Kirkus Reviews concludes "Harris writes sensitively and in rich detail, whether conjuring up a Glaswegian streetscape or the elements of one of Ned's compositions. The imbroglio that she conjures up for the Gillespies is something of a potboiler, involving white slavery, unlawful carnal knowledge and Satanism. Or perhaps not: as Harriet complains, “It is incredible what the newspapers are able to get away with printing.” The narrative holds up well to the very end, though the reader will have to have the ability to wend his or her way through the leisurely sentences appropriate to the time and place. A fine evocation of a lost era, and without a false note."

Clare Clark in The Guardian compares it with Harris' debut novel: "Gillespie and I, while less strikingly original than The Observations, has much of its pace and verve. Harris is a fine storyteller and controls the twists and turns of her plot well. Like Bessy Buckley, Harriet Baxter is an arch manipulator, and while she has none of Buckley's reckless exuberance, she shares her predecessor's acuity and has a sly and waspish wit". And continues, "Like The Observations, Gillespie and I is, at heart, a book about loneliness and obsessive love. If The Observations drew on Gothic romance and sensation fiction for its inspiration, Gillespie and I follows the tradition of Henry James, using the first-person narrator to explore questions of consciousness and perception. Harriet Baxter is an uncomfortable mixture of superiority and neediness and, while the intensity of her friendship with the Gillespies is oppressive, it is, at least at the start, impossible to fault. Harriet is not a likeable narrator but she is a compelling one.

Carol Birch in The Independent writes, "Harris plays with the reader's expectations and perspectives brilliantly...Multi-layered, dotted with dry black humour and underpinned by a haunting sense of loneliness, this skilfully plotted psychological mystery leaves a few threads dangling, all of them leading back to an old woman living in London in 1933 with two greenfinches in a cage and a mysterious servant/companion called Sarah Whittle, of whom she is afraid. Equally filled with shifting perspectives, this parallel drama draws the book to its quietly nightmarish end.

Peggy Hughes in Scotland on Sunday also praises the novel, "It's tempting to marshal clichés, for this book is a tour de force: taut, unsettling, funny, a story that holds you in its grip and makes you skip ahead but circle back again for more of the same - literary crack cocaine - but Gillespie And I transcends cliché. It has all the tension and documentary detail of Kate Summerscale's The Suspicions Of Mr Whicher; the scathing irony of Jane Austen and in Harriet Baxter a memorable heroine: part Marple, part Barbara from Notes On A Scandal, part something entirely unique, whose personality and story will continue to inhabit the mind of the reader long after all is said and done."

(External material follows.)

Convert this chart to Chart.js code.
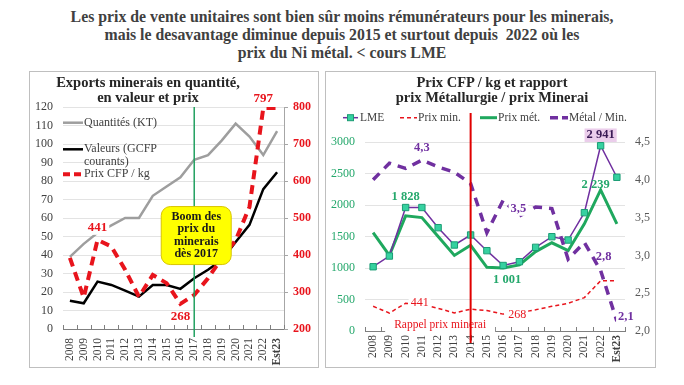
<!DOCTYPE html>
<html><head><meta charset="utf-8">
<script src="https://cdn.jsdelivr.net/npm/chart.js@4/dist/chart.umd.min.js"></script>
<style>
body{margin:0;width:684px;height:385px;background:#fff;position:relative;overflow:hidden;font-family:'Liberation Serif','Times New Roman',serif;}
.tl{position:absolute;left:0;width:684px;text-align:center;font-weight:bold;font-size:15.8px;line-height:18px;color:#404040;white-space:pre;}
.panel{position:absolute;border:1px solid #BFBFBF;box-sizing:border-box;background:#fff;}
.pt{position:absolute;text-align:center;font-weight:bold;font-size:14.5px;line-height:15px;color:#262626;white-space:pre;}
canvas{position:absolute;}
</style></head>
<body>
<div class="tl" style="top:8px">Les prix de vente unitaires sont bien sûr moins rémunérateurs pour les minerais,</div>
<div class="tl" style="top:26px">mais le desavantage diminue depuis 2015 et surtout depuis  2022 où les</div>
<div class="tl" style="top:44px">prix du Ni métal. &lt; cours LME</div>
<div class="panel" style="left:29px;top:71px;width:290px;height:297px"></div>
<div class="panel" style="left:325px;top:71px;width:331px;height:297px"></div>
<canvas id="c1" width="289" height="296" style="left:29px;top:71px"></canvas>
<canvas id="c2" width="330" height="296" style="left:325px;top:71px"></canvas>
<div class="pt" style="left:38px;width:220px;top:75px">Exports minerais en quantité,
en valeur et prix</div>
<div class="pt" style="left:382px;width:220px;top:75px">Prix CFP / kg et rapport
prix Métallurgie / prix Minerai</div>
<script>
const F = "'Liberation Serif','Times New Roman',serif";
// ---- data ----
const years = ['2008','2009','2010','2011','2012','2013','2014','2015','2016','2017','2018','2019','2020','2021','2022','Est23'];
const quantites = [39, 46, 52, 56, 60, 60, 72, 77, 82, 91.5, 94, 102, 111, 104, 94, 107];
const valeurs   = [15.3, 13.9, 25.6, 23.8, 20.7, 17.5, 23.8, 23.8, 21.7, 27.4, 32, 37.4, 47, 56.3, 75.6, 84.7];
const prixCFP   = [392, 285, 441, 423, 360, 287, 346, 324, 268, 292, 337, 392, 440, 530, 797, 797];
const lme       = [1020, 1190, 1960, 1960, 1640, 1365, 1524, 1275, 1040, 1100, 1328, 1497, 1444, 1878, 2941, 2440];
const prixMet   = [1560, 1200, 1828, 1800, 1500, 1200, 1360, 1010, 1001, 1050, 1260, 1400, 1275, 1700, 2239, 1700];
const ratioMetMin = [4.0, 4.22, 4.15, 4.26, 4.17, 4.1, 3.95, 3.3, 3.73, 3.52, 3.64, 3.62, 2.95, 3.17, 2.8, 2.13];
const qtyTicks   = [0,10,20,30,40,50,60,70,80,90,100,110,120];
const prixTicks  = [200,300,400,500,600,700,800];
const cfpTicks   = [0,500,1000,1500,2000,2500,3000];
const ratioTicks = [2.0,2.5,3.0,3.5,4.0,4.5];

const RED = '#E8141C', GREEN = '#1FA85E', GREENTXT = '#25A86C', PURPLE = '#7030A0';
const fmtK = v => String(v).replace(/\B(?=(\d{3})+(?!\d))/g, ' ');
const fmtC = v => v.toFixed(1).replace('.', ',');
const xFont = c => ({family: F, size: 11.5, weight: (c.tick && c.tick.label === 'Est23') ? 'bold' : 'normal'});

function txt(ctx, s, x, y, o) {
  ctx.save();
  const size = o.size || 13;
  ctx.font = (o.weight || 'bold') + ' ' + size + 'px ' + F;
  ctx.textAlign = o.align || 'center'; ctx.textBaseline = 'middle';
  if (o.bg) {
    const w = ctx.measureText(s).width + 4, h = size + 1;
    const lx = (o.align === 'left') ? x - 2 : x - w / 2;
    ctx.fillStyle = o.bg; ctx.fillRect(lx, y - h / 2, w, h);
  }
  ctx.fillStyle = o.color || '#404040';
  ctx.fillText(s, x, y);
  ctx.restore();
}
function seg(ctx, x1, y1, x2, y2, color, w, dash) {
  ctx.save(); ctx.strokeStyle = color; ctx.lineWidth = w; ctx.setLineDash(dash || []);
  ctx.beginPath(); ctx.moveTo(x1, y1); ctx.lineTo(x2, y2); ctx.stroke(); ctx.restore();
}
function xTicks(chart) {
  const {ctx, chartArea: a} = chart; const n = years.length; const w = (a.right - a.left) / n;
  for (let k = 0; k <= n; k++) { const xx = Math.round(a.left + k * w) + 0.5; seg(ctx, xx, a.bottom - 4, xx, a.bottom, '#7F7F7F', 1); }
}

// ---- left chart ----
const leftPlugin = {
  id: 'leftDeco',
  afterDatasetsDraw(chart) {
    const {ctx, chartArea: a, scales: {x, y, y1}} = chart;
    xTicks(chart);
    const gx = x.getPixelForValue(years.indexOf('2017'));
    seg(ctx, gx, a.top, gx, a.bottom + 8, '#22A060', 1.5);
    const cx = gx + 2, cy = y.getPixelForValue(50.5), bw = 70, bh = 58;
    ctx.save();
    ctx.beginPath(); ctx.roundRect(cx - bw / 2, cy - bh / 2, bw, bh, 9);
    ctx.fillStyle = '#FFFF00'; ctx.fill(); ctx.strokeStyle = '#D8C400'; ctx.lineWidth = 1; ctx.stroke();
    ctx.restore();
    ['Boom des', 'prix du', 'minerais', 'dès 2017'].forEach((s, i) => txt(ctx, s, cx, cy - 19 + i * 12.5, {size: 12, color: '#1A1A1A'}));
    const i441 = 2, i268 = 8, i797 = 14;
    txt(ctx, String(prixCFP[i441]), x.getPixelForValue(i441), y1.getPixelForValue(prixCFP[i441]) - 12, {color: RED, bg: '#fff'});
    txt(ctx, String(prixCFP[i268]), x.getPixelForValue(i268), y1.getPixelForValue(prixCFP[i268]) + 13, {color: RED});
    txt(ctx, String(prixCFP[i797]), x.getPixelForValue(i797), y1.getPixelForValue(prixCFP[i797]) - 9, {color: RED});
  },
  afterDraw(chart) {
    const ctx = chart.ctx;
    const lx1 = 34, lx2 = 54, tx = 55;
    seg(ctx, lx1, 51.7, lx2, 51.7, '#9E9E9E', 2.5);
    txt(ctx, 'Quantités (KT)', tx, 51.7, {align: 'left', weight: 'normal', size: 12});
    seg(ctx, lx1, 78.3, lx2, 78.3, '#000', 2.5);
    txt(ctx, 'Valeurs (GCFP', tx, 78.3, {align: 'left', weight: 'normal', size: 12});
    txt(ctx, 'courants)', tx, 90.7, {align: 'left', weight: 'normal', size: 12});
    seg(ctx, lx1, 103.3, lx2, 103.3, RED, 4, [7, 4]);
    txt(ctx, 'Prix CFP / kg', tx, 103.3, {align: 'left', weight: 'normal', size: 12});
  }
};

new Chart(document.getElementById('c1'), {
  type: 'line',
  data: {labels: years, datasets: [
    {label: 'Prix CFP / kg', data: prixCFP, yAxisID: 'y1', borderColor: RED, borderWidth: 4, borderDash: [9, 6], pointRadius: 0, order: 0},
    {label: 'Valeurs (GCFP courants)', data: valeurs, yAxisID: 'y', borderColor: '#000', borderWidth: 2.5, pointRadius: 0, order: 1},
    {label: 'Quantités (KT)', data: quantites, yAxisID: 'y', borderColor: '#9E9E9E', borderWidth: 2.5, pointRadius: 0, order: 2}
  ]},
  options: {
    responsive: false, animation: false, devicePixelRatio: 1,
    layout: {padding: {top: 36, left: 0, right: 0, bottom: 0}},
    plugins: {legend: {display: false}, tooltip: {enabled: false}},
    scales: {
      x: {offset: true, grid: {display: false, drawTicks: false}, border: {display: true, color: '#7F7F7F'},
          ticks: {autoSkip: false, minRotation: 90, maxRotation: 90, padding: 9, color: '#404040', font: xFont},
          afterFit: s => { s.height = 38; }},
      y: {position: 'left', min: qtyTicks[0], max: qtyTicks[qtyTicks.length - 1],
          ticks: {stepSize: qtyTicks[1] - qtyTicks[0], padding: 10, color: '#404040', font: {family: F, size: 12}, callback: v => String(v)},
          grid: {color: '#E3E3E3', drawTicks: false}, border: {display: false},
          afterFit: s => { s.width = 34; }},
      y1: {position: 'right', min: prixTicks[0], max: prixTicks[prixTicks.length - 1],
          ticks: {stepSize: prixTicks[1] - prixTicks[0], padding: 5, color: RED, font: {family: F, size: 12, weight: 'bold'}, callback: v => String(v)},
          grid: {drawOnChartArea: false, tickLength: 4, color: '#A6A6A6'}, border: {display: true, color: '#A6A6A6'},
          afterFit: s => { s.width = 34; }}
    }
  },
  plugins: [leftPlugin]
});

// ---- right chart ----
const rightPlugin = {
  id: 'rightDeco',
  afterDatasetsDraw(chart) {
    const {ctx, chartArea: a, scales: {x, y, y1}} = chart;
    xTicks(chart);
    const rx = x.getPixelForValue(4) + 2;
    ctx.save(); ctx.fillStyle = '#fff'; ctx.fillRect(rx - 55, a.bottom - 14, 110, 15.5); ctx.restore();
    txt(ctx, 'Rappel prix minerai', rx, a.bottom - 6, {color: RED, weight: 'normal', size: 11.5});
    const vx = x.getPixelForValue(years.indexOf('2014'));
    seg(ctx, vx, a.top - 29, vx, a.bottom + 12, '#E00000', 2);
    const i10 = 2, i16 = 8, i17 = 9, i11 = 3, i22 = 14, i23 = 15;
    txt(ctx, fmtK(prixMet[i10]), x.getPixelForValue(i10), y.getPixelForValue(lme[i10]) - 11, {color: GREENTXT, size: 12.5});
    txt(ctx, fmtK(lme[i22]), x.getPixelForValue(i22), y.getPixelForValue(lme[i22]) - 10.5, {color: '#3A1A55', size: 12.5, bg: '#EBCDEB'});
    txt(ctx, fmtK(prixMet[i22]), x.getPixelForValue(i22) - 5, y.getPixelForValue(prixMet[i22]) - 5, {color: GREENTXT, size: 12.5});
    txt(ctx, fmtK(prixMet[i16]), x.getPixelForValue(i16) + 4, y.getPixelForValue(prixMet[i16]) + 12, {color: GREENTXT, size: 12.5});
    txt(ctx, fmtC(ratioMetMin[i11]), x.getPixelForValue(i11), y1.getPixelForValue(ratioMetMin[i11]) - 12, {color: PURPLE, size: 12.5});
    txt(ctx, fmtC(ratioMetMin[i17]), x.getPixelForValue(i17) - 1, y1.getPixelForValue(ratioMetMin[i17]) - 7, {color: PURPLE, size: 12.5, bg: '#fff'});
    txt(ctx, fmtC(ratioMetMin[i22]), x.getPixelForValue(i22) + 3, y1.getPixelForValue(ratioMetMin[i22]) - 14, {color: PURPLE, size: 12.5});
    txt(ctx, fmtC(ratioMetMin[i23]), x.getPixelForValue(i23) + 9, y1.getPixelForValue(ratioMetMin[i23]) - 4, {color: PURPLE, size: 12.5, bg: '#fff'});
    txt(ctx, String(prixCFP[i10]), x.getPixelForValue(i10) + 14, y.getPixelForValue(prixCFP[i10]), {color: RED, weight: 'normal', size: 12, bg: '#fff'});
    txt(ctx, String(prixCFP[i16]), x.getPixelForValue(i16) + 14, y.getPixelForValue(prixCFP[i16]) + 1, {color: RED, weight: 'normal', size: 12, bg: '#fff'});
  },
  afterDraw(chart) {
    const ctx = chart.ctx; const ly = 46.7;
    const o = {align: 'left', weight: 'normal', size: 11.5};
    seg(ctx, 18, ly, 33, ly, PURPLE, 1.5);
    ctx.save(); ctx.fillStyle = '#36D1A0'; ctx.strokeStyle = '#1B9C74'; ctx.lineWidth = 1;
    ctx.fillRect(22.5, ly - 3, 6, 6); ctx.strokeRect(22.5, ly - 3, 6, 6); ctx.restore();
    txt(ctx, 'LME', 35, ly, o);
    seg(ctx, 75, ly, 92, ly, RED, 1.5, [4, 3]);
    txt(ctx, 'Prix min.', 93, ly, o);
    seg(ctx, 155, ly, 172, ly, GREEN, 3);
    txt(ctx, 'Prix mét.', 173, ly, o);
    seg(ctx, 225, ly, 243, ly, PURPLE, 3.5, [8, 4]);
    txt(ctx, 'Métal / Min.', 244, ly, o);
  }
};

new Chart(document.getElementById('c2'), {
  type: 'line',
  data: {labels: years, datasets: [
    {label: 'Métal / Min.', data: ratioMetMin, yAxisID: 'y1', borderColor: PURPLE, borderWidth: 3.5, borderDash: [9, 7], pointRadius: 0, order: 0},
    {label: 'LME', data: lme, yAxisID: 'y', borderColor: PURPLE, borderWidth: 1.5, pointStyle: 'rect', pointRadius: 4.5,
     pointBackgroundColor: '#36D1A0', pointBorderColor: '#1B9C74', pointBorderWidth: 1, order: 1},
    {label: 'Prix mét.', data: prixMet, yAxisID: 'y', borderColor: GREEN, borderWidth: 3, pointRadius: 0, order: 2},
    {label: 'Prix min.', data: prixCFP, yAxisID: 'y', borderColor: RED, borderWidth: 1.5, borderDash: [4, 3], pointRadius: 0, order: 3}
  ]},
  options: {
    responsive: false, animation: false, devicePixelRatio: 1,
    layout: {padding: {top: 71, left: 0, right: 0, bottom: 0}},
    plugins: {legend: {display: false}, tooltip: {enabled: false}},
    scales: {
      x: {offset: true, grid: {display: false, drawTicks: false}, border: {display: true, color: '#7F7F7F'},
          ticks: {autoSkip: false, minRotation: 90, maxRotation: 90, padding: 4, color: '#404040', font: xFont},
          afterFit: s => { s.height = 36; }},
      y: {position: 'left', min: cfpTicks[0], max: cfpTicks[cfpTicks.length - 1],
          ticks: {stepSize: cfpTicks[1] - cfpTicks[0], padding: 10, color: GREENTXT, font: {family: F, size: 12}, callback: v => String(v)},
          grid: {color: '#E3E3E3', drawTicks: false}, border: {display: false},
          afterFit: s => { s.width = 40; }},
      y1: {position: 'right', min: ratioTicks[0], max: ratioTicks[ratioTicks.length - 1],
          ticks: {stepSize: ratioTicks[1] - ratioTicks[0], padding: 10, color: '#595959', font: {family: F, size: 12}, callback: v => fmtC(v)},
          grid: {drawOnChartArea: false, drawTicks: false}, border: {display: false},
          afterFit: s => { s.width = 30; }}
    }
  },
  plugins: [rightPlugin]
});
</script>
</body></html>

Anthony Cummins in The Daily Telegraph is less enamoured though: "in order to succeed, Gillespie and I must eke suspense from the nagging accumulation of discrepancies that slowly oblige you to view the narrator not as a good Samaritan but as a needy busybody. But – for this reader at least – these discrepancies provoke incredulity rather than curiosity. The phrase “as it happened” (or its variants, “as it transpired” and “it so happened”) is made to gloss over one coincidence too many. I rarely believed Ned would let Harriet into his life"..."The ending, as with any mystery, solves a few of these difficulties. All the same, one hesitates to recommend a 500-page book that can be appreciated only in retrospect."

==Shortlistings/longlistings==
- Shortlisted for Popular Fiction Book of the Year in Galaxy National Book Awards UK 2011
- Longlisted for the Orange Prize for Fiction (now the Women's Prize) 2012

==Radio adaptation==
Gillespie and I was adapted into a ten-part radio play in BBC Radio 4's 15 Minute Drama series.

==Publication==
Gillespie and I was published in the UK by Faber and Faber, in the US by HarperCollins, and in Australia/New Zealand by Allen and Unwin. It was also published in Italy by Neri Pozza Editore, in The Netherlands by De Geus and in Spain by Lumen. An audiobook is available, narrated by Anna Bentinck.